• [Exercise instructions]
Leave out the pictures; transcribe all else exactly.

• [Data segment]
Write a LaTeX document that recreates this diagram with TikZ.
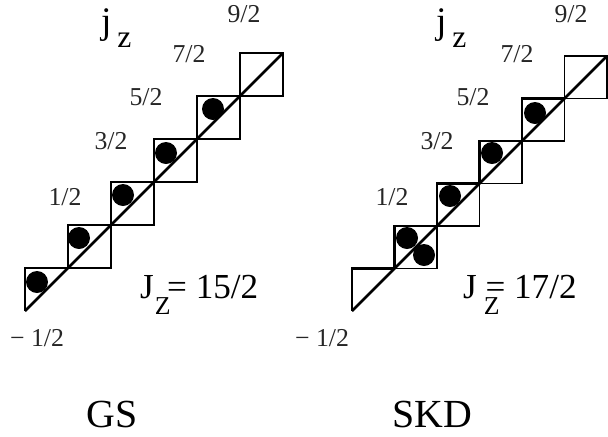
\documentclass[tikz,border=0pt]{standalone}
\usepackage{fontspec}
\setmainfont{Liberation Serif}
\usetikzlibrary{positioning}

\begin{document}
\begin{tikzpicture}[x=0.03cm, y=-0.03cm,
  box/.style={line width=1.1pt},
  occ/.style={line width=2.2pt},
  diag/.style={line width=2.4pt},
  elec/.style={circle, fill=black, inner sep=0pt, minimum size=0.66cm},
  lvl/.style={font=\fontsize{22}{24}\selectfont, text=black!85},
  jzl/.style={font=\fontsize{30}{32}\selectfont, anchor=base west},
  ttl/.style={font=\fontsize{34}{36}\selectfont, anchor=base}
]
\useasboundingbox (0,0) rectangle (608,436);

%% ── Level boxes, bottom half-box and diagonal
\foreach \d/\ox/\s in {GS/25/43, SKD/352/42.5}{
  \foreach \i in {1,...,5}
    \draw[box] (\ox+\s*\i, 311-\s*\i) rectangle ++(\s,-\s);
  \foreach \i in {0,...,4}
    \draw[occ] (\ox+\s*\i, 311-\s*\i) |- ++(\s,-\s);
  \coordinate (\d-lo) at (\ox, 311);
  \coordinate (\d-hi) at (\ox+6*\s, 311-6*\s);
  \draw[diag] (\d-lo) -- (\d-hi);
}

%% ── Occupied levels
\foreach \n/\x/\y in {GS-e0/37/282, GS-e1/79/238, GS-e2/123/195,
                      GS-e3/166/153, GS-e4/213/109,
                      SKD-e1a/407/238, SKD-e1b/424/255, SKD-e2/450/196,
                      SKD-e3/492/153, SKD-e4/535/113}
  \node[elec] (\n) at (\x,\y) {};

%% ── j_z labels along the ladders
\foreach \n/\t/\x/\y in {GS-m1/{− 1/2}/37/338, GS-p1/{1/2}/65/197,
                         GS-p3/{3/2}/111/141, GS-p5/{5/2}/146/97,
                         GS-p7/{7/2}/189/54, GS-p9/{9/2}/244/14,
                         SKD-m1/{− 1/2}/322/338, SKD-p1/{1/2}/392/197,
                         SKD-p3/{3/2}/437/141, SKD-p5/{5/2}/473/97,
                         SKD-p7/{7/2}/517/54, SKD-p9/{9/2}/571/14}
  \node[lvl] (\n) at (\x,\y) {\t};

%% ── Axis names
\node[jzl, font=\fontsize{32}{32}\selectfont] (GS-jz) at (97,33)
  {j\hspace{5pt}\raisebox{-12pt}{\fontsize{27}{27}\selectfont z}};
\node[jzl, font=\fontsize{32}{32}\selectfont] (SKD-jz) at (432,33)
  {j\hspace{5pt}\raisebox{-12pt}{\fontsize{27}{27}\selectfont z}};

%% ── Total projections
\node[jzl] (GS-Jz) at (136,298)
  {J\hspace{1pt}\raisebox{-14pt}{\fontsize{22}{22}\selectfont Z}\hspace{-3pt}= 15/2};
\node[jzl] (SKD-Jz) at (459,298)
  {J\hspace{6pt}\raisebox{-14pt}{\fontsize{22}{22}\selectfont Z}\hspace{-12pt}= 17/2};

%% ── Titles
\node[ttl] (GS-t) at (112,427) {GS};
\node[ttl] (SKD-t) at (432,427) {SKD};

\end{tikzpicture}
\end{document}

• [Full solution]
Write a LaTeX document that recreates this diagram with TikZ.
\documentclass[tikz,border=0pt]{standalone}
\usepackage{fontspec}
\setmainfont{Liberation Serif}
\usetikzlibrary{positioning}

\begin{document}
\begin{tikzpicture}[x=0.03cm, y=-0.03cm,
  box/.style={line width=1.1pt},
  occ/.style={line width=2.2pt},
  diag/.style={line width=2.4pt},
  elec/.style={circle, fill=black, inner sep=0pt, minimum size=0.66cm},
  lvl/.style={font=\fontsize{22}{24}\selectfont, text=black!85},
  jzl/.style={font=\fontsize{30}{32}\selectfont, anchor=base west},
  ttl/.style={font=\fontsize{34}{36}\selectfont, anchor=base}
]
\useasboundingbox (0,0) rectangle (608,436);

%% ── Level boxes, bottom half-box and diagonal
\foreach \d/\ox/\s in {GS/25/43, SKD/352/42.5}{
  \foreach \i in {1,...,5}
    \draw[box] (\ox+\s*\i, 311-\s*\i) rectangle ++(\s,-\s);
  \foreach \i in {0,...,4}
    \draw[occ] (\ox+\s*\i, 311-\s*\i) |- ++(\s,-\s);
  \coordinate (\d-lo) at (\ox, 311);
  \coordinate (\d-hi) at (\ox+6*\s, 311-6*\s);
  \draw[diag] (\d-lo) -- (\d-hi);
}

%% ── Occupied levels
\foreach \n/\x/\y in {GS-e0/37/282, GS-e1/79/238, GS-e2/123/195,
                      GS-e3/166/153, GS-e4/213/109,
                      SKD-e1a/407/238, SKD-e1b/424/255, SKD-e2/450/196,
                      SKD-e3/492/153, SKD-e4/535/113}
  \node[elec] (\n) at (\x,\y) {};

%% ── j_z labels along the ladders
\foreach \n/\t/\x/\y in {GS-m1/{− 1/2}/37/338, GS-p1/{1/2}/65/197,
                         GS-p3/{3/2}/111/141, GS-p5/{5/2}/146/97,
                         GS-p7/{7/2}/189/54, GS-p9/{9/2}/244/14,
                         SKD-m1/{− 1/2}/322/338, SKD-p1/{1/2}/392/197,
                         SKD-p3/{3/2}/437/141, SKD-p5/{5/2}/473/97,
                         SKD-p7/{7/2}/517/54, SKD-p9/{9/2}/571/14}
  \node[lvl] (\n) at (\x,\y) {\t};

%% ── Axis names
\node[jzl, font=\fontsize{32}{32}\selectfont] (GS-jz) at (97,33)
  {j\hspace{5pt}\raisebox{-12pt}{\fontsize{27}{27}\selectfont z}};
\node[jzl, font=\fontsize{32}{32}\selectfont] (SKD-jz) at (432,33)
  {j\hspace{5pt}\raisebox{-12pt}{\fontsize{27}{27}\selectfont z}};

%% ── Total projections
\node[jzl] (GS-Jz) at (136,298)
  {J\hspace{1pt}\raisebox{-14pt}{\fontsize{22}{22}\selectfont Z}\hspace{-3pt}= 15/2};
\node[jzl] (SKD-Jz) at (459,298)
  {J\hspace{6pt}\raisebox{-14pt}{\fontsize{22}{22}\selectfont Z}\hspace{-12pt}= 17/2};

%% ── Titles
\node[ttl] (GS-t) at (112,427) {GS};
\node[ttl] (SKD-t) at (432,427) {SKD};

\end{tikzpicture}
\end{document}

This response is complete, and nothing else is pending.